The lesson for Windows 7 isn’t to strip it down and make it non-flashy, the lesson is to be very clear to your customers about what type of machine can run it and discourage people with older machines from trying to install it. Oh, and fix all the bugs first.
That’s the problem. New OSes should be designed and marketed for new computers. The people complaining weren’t the ones buying new high-end machines. The fact that MS tried to tell everyone running XP anywhere to upgrade is what created their problems. I’m not sure the 98SE to XP analogy is really apt. Windows 2000 to XP is a better comparison and most people who ungraded from the very solid Win2k platform to the initial implementation of XP had the same stresses and complaints as XP to Vista migrators.

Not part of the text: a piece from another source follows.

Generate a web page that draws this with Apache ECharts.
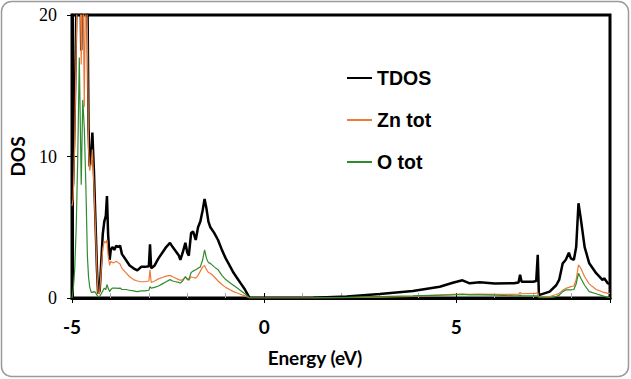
<!DOCTYPE html>
<html>
<head>
<meta charset="utf-8">
<script src="https://cdn.jsdelivr.net/npm/echarts@6/dist/echarts.min.js"></script>
<style>
html,body{margin:0;padding:0;background:#fff;}
#c{width:631px;height:379px;}
</style>
</head>
<body>
<div id="c"></div>
<script>
// Energy grid (eV)
var energy = [-5.00,-4.97,-4.93,-4.89,-4.85,-4.81,-4.76,-4.72,-4.68,-4.64,-4.60,-4.57,-4.54,-4.50,-4.47,-4.43,-4.39,-4.35,-4.32,-4.28,-4.24,-4.20,-4.16,-4.12,-4.09,-4.06,-4.02,-3.99,-3.95,-3.90,-3.85,-3.80,-3.75,-3.70,-3.60,-3.50,-3.40,-3.30,-3.20,-3.10,-3.00,-2.97,-2.94,-2.85,-2.75,-2.65,-2.55,-2.45,-2.38,-2.30,-2.22,-2.18,-2.12,-2.05,-2.00,-1.96,-1.90,-1.85,-1.78,-1.72,-1.66,-1.60,-1.55,-1.50,-1.45,-1.40,-1.30,-1.20,-1.10,-1.00,-0.90,-0.80,-0.70,-0.60,-0.50,-0.42,-0.38,0.00,0.60,1.27,2.15,3.01,3.87,4.57,4.91,5.16,5.35,5.61,6.00,6.50,6.62,6.66,6.70,7.00,7.08,7.12,7.15,7.43,7.60,7.68,7.77,7.85,7.93,7.98,8.06,8.12,8.18,8.24,8.34,8.46,8.64,8.81,8.85,8.94,9.00];
// Total DOS
var tdos = [7.0,8.2,13,20,26,30,17.5,28,26,28,22,12,9.3,10,11.7,9.0,5.5,2.0,0.3,0.5,2.5,4.5,5.4,5.8,7.2,4.5,2.7,3.4,3.6,3.4,3.7,3.6,3.7,3.1,2.7,2.3,2.1,1.95,2.2,2.2,2.25,3.8,2.1,2.3,2.8,3.2,3.6,3.9,3.6,3.3,3.0,2.7,3.2,3.9,3.2,3.0,4.6,4.7,4.1,5.0,5.4,6.2,7.0,6.3,5.4,5.0,4.6,4.1,3.4,2.8,2.3,1.8,1.4,1.0,0.6,0.2,0,0,0,0.02,0.1,0.28,0.5,0.8,1.08,1.25,1.04,1.12,1.02,1.04,1.1,1.65,1.15,1.15,1.2,3.05,0.2,0.45,0.9,1.3,2.45,2.7,3.2,2.8,2.7,3.6,6.7,5.6,3.6,2.45,1.75,1.27,1.4,1.04,1.0];
// Zn total
var znTot = [6.5,7.0,11,18,24,27,16.5,25,13.5,24,19,10.5,9.0,9.5,10.5,8.0,5.0,1.8,0.3,0.4,2.0,3.5,4.0,3.9,4.1,3.0,2.3,2.6,2.5,2.5,2.6,2.5,2.4,2.1,1.8,1.5,1.3,1.2,1.15,1.15,1.2,2.0,1.1,1.2,1.35,1.45,1.55,1.6,1.5,1.4,1.3,1.25,1.3,1.5,1.3,1.25,1.5,1.45,1.4,1.6,1.9,2.2,2.3,2.0,1.8,1.75,1.5,1.2,0.95,0.75,0.6,0.45,0.35,0.25,0.15,0.05,0,0,0,0,0.02,0.06,0.12,0.2,0.25,0.28,0.25,0.27,0.25,0.26,0.28,0.4,0.3,0.32,0.33,0.4,0.05,0.1,0.25,0.33,0.55,0.68,0.75,0.8,0.85,1.3,2.35,2.1,1.5,1.0,0.6,0.42,0.4,0.33,0.32];
// O total
var oTot = [0.0,0.5,2,5,10,17,8,14,12,8,3,1.5,0.8,0.4,0.4,0.45,0.4,0.2,0.1,0.1,0.3,0.5,0.7,0.6,0.95,0.7,0.45,0.6,0.7,0.7,0.7,0.68,0.7,0.6,0.6,0.55,0.5,0.45,0.5,0.5,0.55,0.8,0.7,0.75,0.85,1.0,1.15,1.3,1.2,1.15,1.1,1.05,1.2,1.5,1.35,1.3,1.8,1.9,2.0,2.1,2.2,2.7,3.4,2.8,2.5,2.45,2.2,2.0,1.6,1.3,1.1,0.9,0.7,0.5,0.3,0.1,0,0,0,0.01,0.04,0.1,0.15,0.2,0.22,0.25,0.22,0.22,0.2,0.15,0.15,0.2,0.15,0.15,0.15,0.15,0.02,0.02,0.1,0.2,0.45,0.57,0.57,0.57,0.6,1.0,1.75,1.4,0.9,0.45,0.3,0.15,0.12,0.05,0.05];
var seriesNames = ['TDOS','Zn tot','O tot'];
var seriesColors = ['#000000','#EE7A35','#2E8B2E'];
var xTicks = [-5, 0, 5];
var yTicks = [0, 10, 20];

function pairs(v){ return energy.map(function(e,i){ return [e, v[i]]; }); }

var chart = echarts.init(document.getElementById('c'), null, {renderer:'svg'});
var labelFont = 'Lato';
chart.setOption({
  animation:false,
  backgroundColor:'#fff',
  grid:{left:71,right:21,top:15,bottom:81,show:true,borderColor:'#000',borderWidth:3,backgroundColor:'transparent'},
  legend:{
    orient:'vertical', left:342, top:63, itemWidth:25, itemHeight:2, itemGap:22,
    data:seriesNames.map(function(n,i){ return {name:n, icon:'rect', itemStyle:{color:seriesColors[i]}}; }),
    textStyle:{fontFamily:'Liberation Sans',fontWeight:'bold',fontSize:19.5,color:'#000'}
  },
  xAxis:[{
    type:'value', min:-5, max:9, interval:5,
    name:'Energy (eV)', nameLocation:'middle', nameGap:50,
    nameTextStyle:{fontFamily:labelFont,fontWeight:'bold',fontSize:19,color:'#000',padding:[0,52,0,0]},
    axisLine:{onZero:false,lineStyle:{color:'#000',width:3}},
    axisTick:{show:true,length:5,lineStyle:{color:'#000',width:1}},
    axisLabel:{fontFamily:labelFont,fontWeight:'bold',fontSize:19,color:'#000',margin:19,
      formatter:function(v){return xTicks.indexOf(v)>=0? String(v):'';}},
    splitLine:{show:false}
  },{
    type:'value', min:-5, max:9, interval:5, position:'bottom',
    axisLine:{show:false,onZero:false},
    axisTick:{show:true,inside:true,length:5,lineStyle:{color:'#000',width:1}},
    minorTick:{show:true,splitNumber:5,length:5,lineStyle:{color:'#aaa',width:1}},
    axisLabel:{show:false}, splitLine:{show:false}
  }],
  yAxis:[{
    type:'value', min:0, max:20, interval:10,
    name:'DOS', nameLocation:'middle', nameGap:45, nameRotate:90,
    nameTextStyle:{fontFamily:labelFont,fontWeight:'bold',fontSize:19,color:'#000'},
    axisLine:{show:true,onZero:false,lineStyle:{color:'#000',width:3}},
    axisTick:{show:true,length:5,lineStyle:{color:'#000',width:1}},
    axisLabel:{fontFamily:'Liberation Sans Narrow',fontSize:18,color:'#000',margin:15,
      formatter:function(v){return yTicks.indexOf(v)>=0? String(v):'';}},
    splitLine:{show:false}
  },{
    type:'value', min:0, max:20, interval:10, position:'left',
    axisLine:{show:false,onZero:false},
    axisTick:{show:true,inside:true,length:6,lineStyle:{color:'#000',width:1}},
    axisLabel:{show:false}, splitLine:{show:false}
  }],
  graphic:[{
    type:'rect', silent:true, z:-1,
    shape:{x:1.5,y:1.5,width:627,height:375,r:10},
    style:{fill:'none',stroke:'#9a9a9a',lineWidth:1.5}
  }],
  series:[
    {name:seriesNames[0],type:'line',data:pairs(tdos),symbol:'none',clip:true,z:3,
      lineStyle:{color:seriesColors[0],width:2.5},itemStyle:{color:seriesColors[0]}},
    {name:seriesNames[1],type:'line',data:pairs(znTot),symbol:'none',clip:true,z:4,
      lineStyle:{color:seriesColors[1],width:1.2},itemStyle:{color:seriesColors[1]}},
    {name:seriesNames[2],type:'line',data:pairs(oTot),symbol:'none',clip:true,z:5,
      lineStyle:{color:seriesColors[2],width:1.2},itemStyle:{color:seriesColors[2]}}
  ]
});
</script>
</body>
</html>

I don’t want Microsoft or anyone designing software to operate soundly on 2 year old hardware. If MS is developing Windows 7 to perform optimally on my current mid-range Vista box they are wasting their time and wouldn’t be advancing the technology at all. When Windows 7 comes out I’d be foolish to expect it to be a better fit than XP or Vista on this hardware. The marketers need to manage expectations properly while the engineers push forward.
I absolutely do want MS to design an OS to run on a two year old machine. They will greatly expand their market if they do it right. Windows is far too bloated. Software needs to be efficient, they can’t count on people perpetually upgrading their hardware to support whatever bells and whistles MS can cram in to their latest OS. I don’t think anyone was asking for Aero. Maybe make Windows easily skinnable and leave it up to third-party for those that want it, but Aero was just something that MS crammed down user’s throats. I know several non uber-geek people that reverted back to the Win2000 interface on Vista, it’s less obtrusive.
And I think a lot of people don’t want to upgrade to a new machine. After processors got up to 2.0GHz or so, I haven 't really seen a big difference since then. Dual core is definitely nice, but 100 GB of hard drive space and 1 GB of RAM have been plenty for a basic web-browsing computer for 4 or 5 years now.
But overall, the biggest thing is they need to get the bugs out. How MS could have released Vista after all that testing and it took 2 minutes to start copying a batch of files is beyond me. And it took them months to patch it.